Victoria Nourse
Burrus-Bascom Professor of Law

E-mail: vfnourse@wisc.edu
Telephone: 262-5503
Office: Room 9107, Law School
Education:
B.A., Stanford University
J.D., University of California-Berkeley
Biography
Victoria Nourse teaches criminal law, legislation, and constitutional law & history. She has been a visiting Professor at Yale Law School, where she taught constitutional law in 2003 and at NYU Law School where she taught criminal law in 2004. Her first book, In Reckless Hands, a history of the controversial constitutional case, Skinner v. Oklahoma, was released in July 2008 by WW Norton.
During 2008, Professor Nourse will be talking about her book at various public venues and will be presenting papers at Oxford University, All-Souls College, Queen's College in Canada, and the University of California at Berkeley.
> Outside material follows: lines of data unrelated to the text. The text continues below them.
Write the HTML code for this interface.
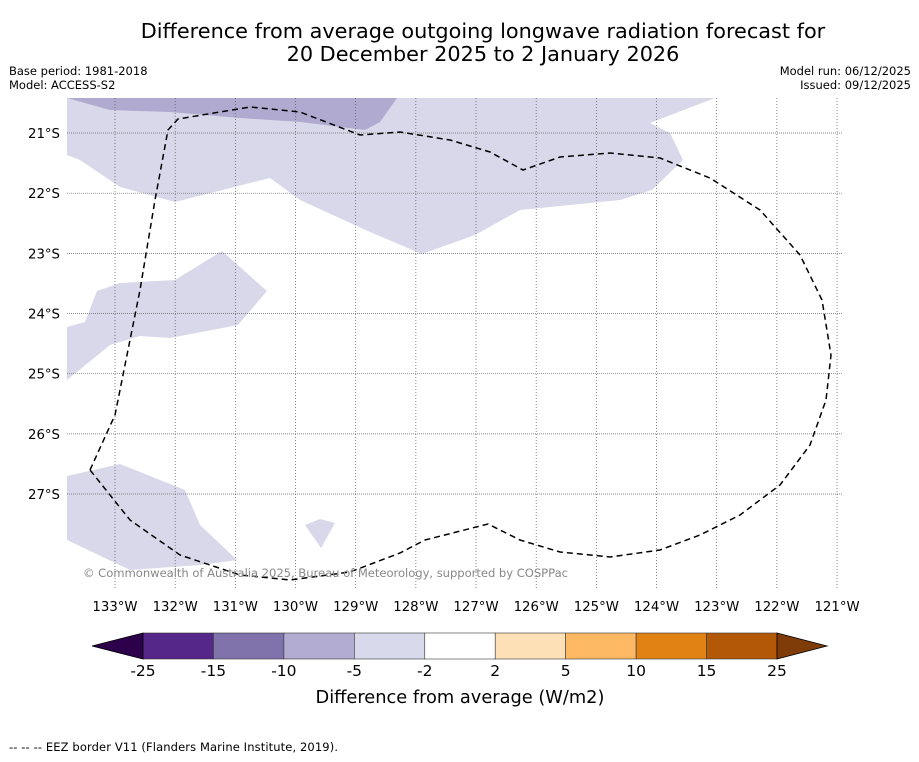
<!DOCTYPE html>
<html><head><meta charset="utf-8"><style>
body{margin:0;background:#fff;width:919px;height:758px;overflow:hidden;font-family:"DejaVu Sans","Liberation Sans",sans-serif;}
svg text{font-family:"DejaVu Sans","Liberation Sans",sans-serif;}
</style></head><body>
<svg id="c" width="919" height="758" xmlns="http://www.w3.org/2000/svg">
<text x="483" y="38" text-anchor="middle" font-size="20.8">Difference from average outgoing longwave radiation forecast for</text>
<text x="483" y="61" text-anchor="middle" font-size="20.8">20 December 2025 to 2 January 2026</text>
<text x="9" y="75" font-size="11.5">Base period: 1981-2018</text>
<text x="9" y="89" font-size="11.5">Model: ACCESS-S2</text>
<text x="911" y="75" font-size="11.5" text-anchor="end">Model run: 06/12/2025</text>
<text x="911" y="89" font-size="11.5" text-anchor="end">Issued: 09/12/2025</text>
<g id="map">
<polygon fill="#d8d8ea" points="67,98 715,98 650,123 670,133 683,160 652,190 620,200 520,210 475,235 422,254 370,232 300,200 270,178 175,202 120,187 80,160 67,155"/>
<polygon fill="#b0aad0" points="67,98 397,98 380,122 365,130 300,122 240,118 170,112 110,110"/>
<polygon fill="#d8d8ea" points="67,327 85,322 97,291 120,283 175,280 222,251 267,291 238,325 170,338 140,336 110,345 67,380"/>
<polygon fill="#d8d8ea" points="67,476 120,464 185,490 200,525 237,560 200,565 130,570 67,540"/>
<polygon fill="#d8d8ea" points="305,525 320,519 335,523 321,548"/>
</g>
<g id="grid"></g>
<polyline fill="none" stroke="#000" stroke-width="1.5" stroke-dasharray="6,4" points="90,470 115,415 140,290 155,200 168,130 178,119 250,107 300,112 360,135 400,132 450,140 490,152 523,170 560,157 610,153 660,158 710,178 760,210 800,255 822,300 831,355 826,400 810,445 780,485 740,515 700,535 660,550 610,557 560,552 520,540 488,524 425,540 400,553 350,572 290,580 240,575 180,555 130,520 90,470"/>
<text x="83" y="577" font-size="11.6" fill="#888" textLength="485">© Commonwealth of Australia 2025, Bureau of Meteorology, supported by COSPPac</text>
<g id="cbar"></g>
<text x="460" y="703" text-anchor="middle" font-size="17.8">Difference from average (W/m2)</text>
<text x="9" y="751" font-size="11.5" textLength="329">--  --  -- EEZ border V11 (Flanders Marine Institute, 2019).</text>
</svg>
<script>
const lonTicks=[133,132,131,130,129,128,127,126,125,124,123,122,121];
const latTicks=[21,22,23,24,25,26,27];
const levels=[-25,-15,-10,-5,-2,2,5,10,15,25];
const binColors=["#542788","#8073ac","#b2abd2","#d8daeb","#ffffff","#fee0b6","#fdb863","#e08214","#b35806"];
const lowColor="#2d004b", highColor="#7f3b08";
const NS="http://www.w3.org/2000/svg";
function xLon(l){return 115+(133-l)*60.17;}
function yLat(l){return 133+(l-21)*60.17;}
function mk(t,a,p){const e=document.createElementNS(NS,t);for(const k in a)e.setAttribute(k,a[k]);p.appendChild(e);return e;}
const g=document.getElementById('grid');
lonTicks.forEach(l=>{
 const x=xLon(l);
 const ln=mk('line',{x1:x,x2:x,y1:98,y2:590,stroke:'#555','stroke-width':0.7,'stroke-dasharray':'1,2'},g);
 
 
 const t=mk('text',{x:x,y:611,'text-anchor':'middle','font-size':13.3},g);
 t.textContent=l+'°W';
 
 
});
latTicks.forEach(l=>{
 const y=yLat(l);
 const ln=mk('line',{x1:67,x2:842,y1:y,y2:y,stroke:'#666','stroke-width':0.7,'stroke-dasharray':'1,1'},g);
 
 
 const t=mk('text',{x:60,y:y+5,'text-anchor':'end','font-size':13.3},g);
 t.textContent=l+'°S';
 
 
});
const cb=document.getElementById('cbar');
const cx0=143,cx1=777,cy0=633,cy1=659;
function xc(i){return cx0+(cx1-cx0)*i/(levels.length-1);}
for(let i=0;i<binColors.length;i++){
 const r=mk('rect',{x:xc(i),y:cy0,width:xc(i+1)-xc(i),height:cy1-cy0,fill:binColors[i],stroke:'#333','stroke-width':0.6},cb);
 
 
}
const la=mk('polygon',{points:`${cx0},${cy0} 92,${(cy0+cy1)/2} ${cx0},${cy1}`,fill:lowColor,stroke:'#000','stroke-width':0.8},cb);


const ha=mk('polygon',{points:`${cx1},${cy0} 827,${(cy0+cy1)/2} ${cx1},${cy1}`,fill:highColor,stroke:'#000','stroke-width':0.8},cb);


levels.forEach((v,i)=>{
 const t=mk('text',{x:xc(i),y:676,'text-anchor':'middle','font-size':15.5},cb);
 t.textContent=v;
 
 
});
</script>
</body></html>
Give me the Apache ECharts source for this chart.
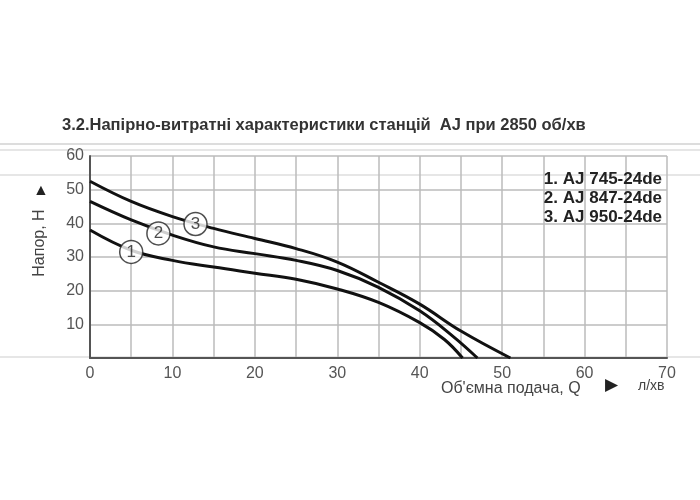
<!DOCTYPE html>
<html><head><meta charset="utf-8">
<script src="https://cdn.jsdelivr.net/npm/echarts@6/dist/echarts.min.js"></script>
<style>html,body{margin:0;background:#fff}#c{width:700px;height:500px}</style>
</head><body><div id="c"></div>
<script>
var chart = echarts.init(document.getElementById('c'))
var font = '"Liberation Sans", Arial, sans-serif'

// характеристики насосів: [Q, H]
var curve1 = [[0,38],[5,32],[10,29],[15,27],[20,25.2],[25,23.4],[30,20.5],[35,16.5],[40,10.5],[43,5.5],[45.2,0]]
var curve2 = [[0,46.5],[5,41],[10,36.5],[15,33],[20,31],[25,29],[30,26],[35,21],[40,14],[44,6.5],[47,0]]
var curve3 = [[0,52.5],[5,46.5],[10,42],[15,38.5],[20,35.5],[25,32.5],[30,28.5],[35,22.5],[40,16],[45,8],[51,0]]
var markers = [[5,31.5,'1'],[8.3,37,'2'],[12.8,39.8,'3']]
var models = ['1. AJ 745-24de', '2. AJ 847-24de', '3. AJ 950-24de']

function line(d) {
  return {type: 'line', data: d, smooth: 0.4, symbol: 'none', z: 3,
    lineStyle: {color: '#111', width: 3}}
}

option = {
  animation: false,
  grid: {left: 90, right: 33, top: 156, bottom: 142},
  xAxis: {type: 'value', min: 0, max: 70, interval: 5,
    axisLine: {lineStyle: {color: '#555', width: 2}}, axisTick: {show: false},
    axisLabel: {color: '#555', fontSize: 16, fontFamily: font, margin: 8,
      formatter: function (v) { return v % 10 === 0 ? v : '' }},
    splitLine: {lineStyle: {color: '#bbb', width: 1.5}}},
  yAxis: {type: 'value', min: 0, max: 60, interval: 10,
    axisLine: {show: true, lineStyle: {color: '#555', width: 2}}, axisTick: {show: false},
    axisLabel: {color: '#555', fontSize: 16, fontFamily: font, margin: 6,
      formatter: function (v) { return v === 0 ? '' : v }},
    splitLine: {lineStyle: {color: '#bbb', width: 1.5}}},
  series: [line(curve1), line(curve2), line(curve3),
    {type: 'scatter', z: 5, symbol: 'circle', symbolSize: 23,
      data: markers.map(function (m) { return {value: [m[0], m[1]], name: m[2]} }),
      itemStyle: {color: '#fff', borderColor: '#222', borderWidth: 1.5},
      label: {show: true, position: 'inside', formatter: '{b}', color: '#222', fontSize: 17, fontFamily: font}}
  ],
  graphic: [
    {type: 'line', shape: {x1: 0, y1: 144, x2: 700, y2: 144}, style: {stroke: '#ddd', lineWidth: 2}, z: -1},
    {type: 'line', shape: {x1: 0, y1: 150, x2: 700, y2: 150}, style: {stroke: '#e6e6e6', lineWidth: 2}, z: -1},
    {type: 'line', shape: {x1: 0, y1: 175, x2: 700, y2: 175}, style: {stroke: '#e6e6e6', lineWidth: 2}, z: -1},
    {type: 'line', shape: {x1: 0, y1: 357, x2: 700, y2: 357}, style: {stroke: '#e6e6e6', lineWidth: 2}, z: -1},
    {type: 'text', left: 62, top: 117, style: {text: '3.2.Напірно-витратні характеристики станцій  AJ при 2850 об/хв',
      fill: '#333', font: 'bold 16.5px ' + font}},
    {type: 'text', right: 38, top: 170, z: 10, style: {text: models.join('\n'), fill: '#222',
      font: 'bold 17px ' + font, lineHeight: 19, align: 'right'}},
    {type: 'text', x: 40, y: 243, rotation: Math.PI / 2, style: {text: 'Напор, H', fill: '#444',
      font: '16px ' + font, align: 'center', verticalAlign: 'middle'}},
    {type: 'text', x: 41, y: 191, style: {text: '▲', fill: '#222', font: '16px ' + font,
      align: 'center', verticalAlign: 'middle'}},
    {type: 'text', left: 441, top: 381, style: {text: "Об'ємна подача, Q", fill: '#444', font: '16px ' + font}},
    {type: 'text', left: 605, top: 377, style: {text: '▶', fill: '#222', font: '17px ' + font}},
    {type: 'text', left: 638, top: 379, style: {text: 'л/хв', fill: '#444', font: '14px ' + font}}
  ]
}
chart.setOption(option)
</script></body></html>
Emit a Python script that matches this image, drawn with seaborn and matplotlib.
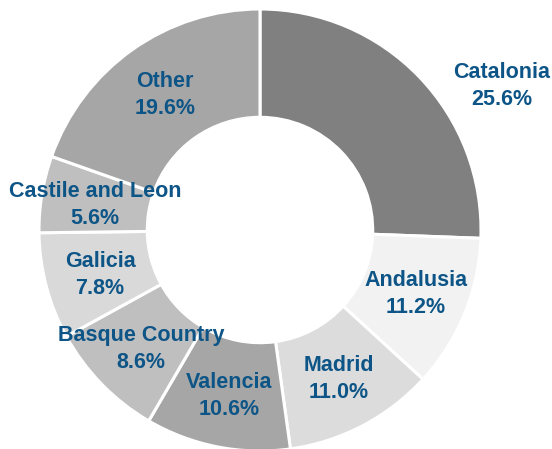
import matplotlib
matplotlib.use("Agg")
import matplotlib.pyplot as plt
import seaborn as sns

regions = ['Catalonia', 'Andalusia', 'Madrid', 'Valencia', 'Basque Country', 'Galicia', 'Castile and Leon', 'Other']
shares = [25.6, 11.2, 11.0, 10.6, 8.6, 7.8, 5.6, 19.6]
greys = ['#808080', '#f2f2f2', '#dcdcdc', '#a6a6a6', '#bfbfbf', '#d9d9d9', '#bfbfbf', '#a6a6a6']

# label centres in pixel space (x from left, y from top)
label_x = [502, 416, 339, 229, 141, 100, 95, 165]
label_y = [86, 294, 379, 396, 349, 275, 205, 95]

sns.set_theme(style="white")
plt.rcParams['font.family'] = ['Liberation Sans', 'DejaVu Sans']

W, H = 552, 449
fig = plt.figure(figsize=(W / 100, H / 100), dpi=100)
ax = fig.add_axes([0, 0, 1, 1])

ax.pie(shares, colors=greys, startangle=90, counterclock=False,
       center=(260, H - 230), radius=221,
       wedgeprops=dict(width=221 * 0.49, edgecolor='white', linewidth=2.2))

for name, val, x, y in zip(regions, shares, label_x, label_y):
    ax.text(x, H - y, f"{name}\n{val:.1f}%", ha='center', va='center',
            fontsize=15.5, fontweight='bold', color='#0d5587', linespacing=1.4)

ax.set_xlim(0, W)
ax.set_ylim(0, H)
ax.set_aspect('equal')
ax.axis('off')

fig.savefig('out.png', dpi=100)
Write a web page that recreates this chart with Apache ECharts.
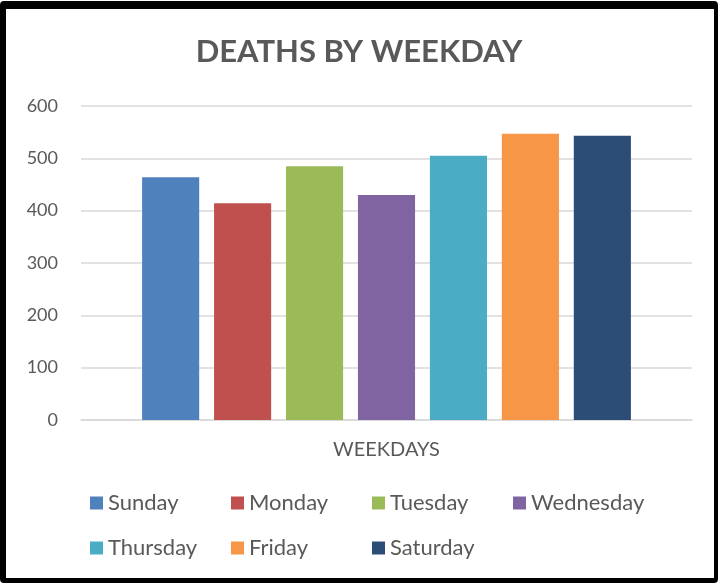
<!DOCTYPE html>
<html>
<head>
<meta charset="utf-8">
<script src="https://cdn.jsdelivr.net/npm/echarts@6/dist/echarts.min.js"></script>
<style>
  html, body { margin: 0; padding: 0; background: #fff; }
  #chart { position: absolute; left: 0; top: 0; width: 718px; height: 583px; }
  #frame {
    position: absolute; left: 0; top: 1px; width: 718px; height: 582px;
    box-sizing: border-box;
    border-style: solid; border-color: #000;
    border-width: 8px 4px 5px 6px;
    border-radius: 4px;
    pointer-events: none;
  }
</style>
</head>
<body>
<div id="chart"></div>
<div id="frame"></div>
<script>
  var weekdays = ['Sunday', 'Monday', 'Tuesday', 'Wednesday', 'Thursday', 'Friday', 'Saturday'];
  var deaths = [464, 414, 485, 430, 505, 547, 543];
  var colors = ['#4f81bd', '#c0504d', '#9bbb59', '#8064a2', '#4bacc6', '#f79646', '#2c4d75'];
  var category = ['WEEKDAYS'];

  var font = 'Lato, "Open Sans", sans-serif';
  var textColor = '#595959';

  var series = [];
  var legends = [];
  for (var i = 0; i < weekdays.length; i++) {
    series.push({
      name: weekdays[i],
      type: 'bar',
      barGap: '26%',
      barCategoryGap: '20%',
      itemStyle: { color: colors[i] },
      data: [deaths[i]]
    });
    // legend laid out as a 4-column grid, like the original
    var row = i < 4 ? 0 : 1;
    var col = i % 4;
    legends.push({
      data: [weekdays[i]],
      left: 90 + col * 141,
      top: 492 + row * 45,
      padding: 0,
      icon: 'rect',
      itemWidth: 13,
      itemHeight: 13,
      selectedMode: false,
      textStyle: { fontFamily: font, fontSize: 22, color: textColor }
    });
  }

  var chart = echarts.init(document.getElementById('chart'));
  chart.setOption({
    animation: false,
    title: {
      text: 'DEATHS BY WEEKDAY',
      left: 'center',
      top: 31,
      textStyle: { fontFamily: font, fontSize: 31, fontWeight: 'bold', color: textColor }
    },
    legend: legends,
    grid: { left: 81, right: 26, top: 106, bottom: 163 },
    xAxis: {
      type: 'category',
      data: category,
      axisLine: { lineStyle: { color: '#d9d9d9', width: 1.5 } },
      axisTick: { show: false },
      axisLabel: { fontFamily: font, fontSize: 20, color: textColor, margin: 20 }
    },
    yAxis: {
      type: 'value',
      min: 0,
      max: 600,
      interval: 100,
      axisLine: { show: false },
      axisTick: { show: false },
      splitLine: { lineStyle: { color: '#d9d9d9', width: 1.5 } },
      axisLabel: { fontFamily: font, fontSize: 18, color: textColor, margin: 23 }
    },
    series: series
  });
</script>
</body>
</html>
Professor Nourse has published in a
variety of journals, including the Yale, Stanford, Chicago, Duke, and
NYU law reviews on criminal law defenses, political theory and the criminal law, the separation of powers, statutory interpretation, and constitutional history. Her two most recent articles on the constitutional history of equality and rights during the Lochner era will appear in the Duke Law Journal and the California Law Review (Boalt Hall) in 2008 and 2009 respectively.
Professor Nourse came to teaching after a prestigious career in New York and Washington. She clerked for Judge Edward Weinfeld on the Southern District of New York. In 1986, she joined the law firm of Paul, Weiss, Rifkind, Wharton and Garrison. At the invitation of Arthur Liman, then chief counsel to the Senate committee investigating the Iran-Contra affair, Professor Nourse left New York to serve as Assistant Counsel to that committee. In 1988, she moved to the United States Department of Justice, where she argued appellate cases on behalf of the government. In 1990, she returned to the Senate as Special Counsel to the Senate Judiciary Committee. From 1991-1994, Professor Nourse was the chief attorney advising the Committee's chairman on criminal law matters. While serving in that capacity, Professor Nourse assisted the committee in drafting the Violence Against Women Act and in managing two omnibus crime bills.
Professor Nourse received her B.A. in History from Stanford
University, where she was elected a member of Phi Beta Kappa. In 1984,
she received her J.D. degree from the University of California at
Berkeley (Boalt Hall), where she was elected to the Order of the Coif
and served as Senior Articles Editor of the California Law Review. She lives in Milwaukee with her husband, Richard D. Cudahy, Jr. and her two children, Mia and Jack.